Über die Fähigkeit zu trauern

„Structure and Sadness“ von Lucy Guerin eröffnet die Tanzreihe der Schlossfestspiele

Ludwigsburg, 11/06/2009

Vor acht Jahren haben die australische Choreografin Lucy Guerin und ihre Company das Ludwigsburger Publikum mit zwei Stücken überrascht. Brisante Geschichten, der Presse entnommen, über eine Geiselnahme mit verblüffender Wende („Robbery Waitress on Bail“) sowie über Verarmung und Vereinsamung („The Ends of Things“); die schwarzhumorige, teils slapstickartige Umsetzung dieser Human-Touch-Stories war zum Heulen komisch.
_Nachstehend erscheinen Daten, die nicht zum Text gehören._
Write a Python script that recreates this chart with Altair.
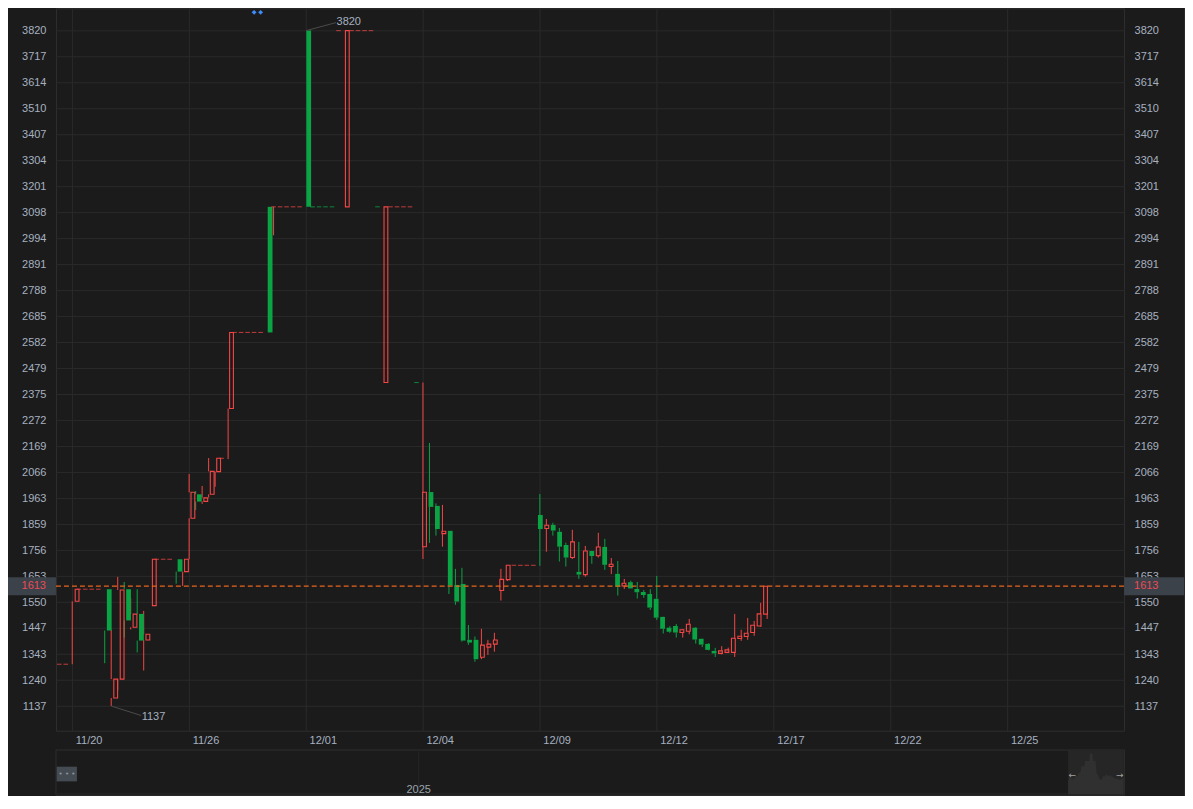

Größer dimensioniert und wesentlich ernster ist ihre neue Produktion „Structure and Sadness“ (Struktur und Trauer) aus dem Jahr 2006.

Dem Gedenken jener Arbeiter gewidmet, die 1970 beim Einsturz der im Bau befindlichen West Gate Bridge in Melbourne ihr Leben ließen, übersetzen sechs Tänzer-Performer Gefühle der Hilflosigkeit und Trauer in ein bild- und klangintensives Stück. Der Raum ist dunkel. Wie spärliche Leitlinien markieren winzige Lichtpunkte, rot auf der einen, grün auf der anderen Seite, die Tanzfläche, Farben die später im Liedtext „Crimson and Clover“ (Rot und Kleegrün; ein Hit im Jahr des Unfalls) und als giftgrüne Neonleuchten wieder auftauchen.
Solo mit Lochboden könnte der Auftakt heißen. Ein getanzter Materialtest, der in kühnen Druck- Dreh- und Wurf-Kombinationen des Tänzers die erstaunliche Biegsamkeit und Festigkeit der Holzplatte vorführt. Mal gibt sie nach, mal hält sie stand. Zur Illusion eines schwerelosen Duetts zaubert steiler Lichteinfall eine eigene Struktur aus Licht- und Schattenpunkten auf die durchlöcherte Platte: Tanzpoesie, zum Wegträumen.

So nahtlos wie in dieser choreografierten Symbiose Aktion und Tanz, Funktion und Emotion – in anderen Szenen auch Öffentliches und Privates – ebenbürtig ineinander greifen, so dicht und schlüssig ist das Zusammenspiel aller theatralen Elemente. Während einige Tänzer zu stampfenden Maschinengeräuschen aus hunderten von – zunächst kleinen, dann immer größer werdenden – Holzteilen eine Landschaft bauen, die schließlich die Bühne zu überwuchern droht und in einem Turm gipfelt. Die Protagonisten in einfacher Arbeitskleidung übertragen statische Gesetze in Körpererfahrung, tarieren auf einer Wippe Gewichtsverhältnisse und Balancen aus, finden in der zügellosen Steigerung einer Metapher der zugebauten Welt noch einen, wenn auch kleiner werdenden Platz für Tanz und Emotion. Irgendwann fällt die erste Karte, ein Dominoeffekt entsteht und zieht sich mit feinem Rascheln, wie trockenes Herbstlaub, in Windeseile über die Bühne. Eine Wolke aus Holzstaub quillt auf und alles liegt platt.

Ohne Zeigefinger, aber mit Gespür fürs richtige Timing stellt Guerin die Frage nach menschlicher Vermessenheit, zeigt die Paralyse nach dem Schock, setzt gegen öffentliche Radioberichte über die Katastrophe den Gesang trauernder Witwen, die sich Trost zusprechen. „Structure and Sadness“ ist Trauerarbeit ohne Larmoyanz und peinliches Pathos. Das Stück endet mit der Konstruktion der Riesenbrücke, als stilisierte Darstellung aus unzähligen grünen Neonstäben und einer getanzten Apotheose. In der Reithalle Ludwigsburg gibt es für die mehrfach preisgekrönte Leistung aus Down Under viel Applaus und Standing Ovations.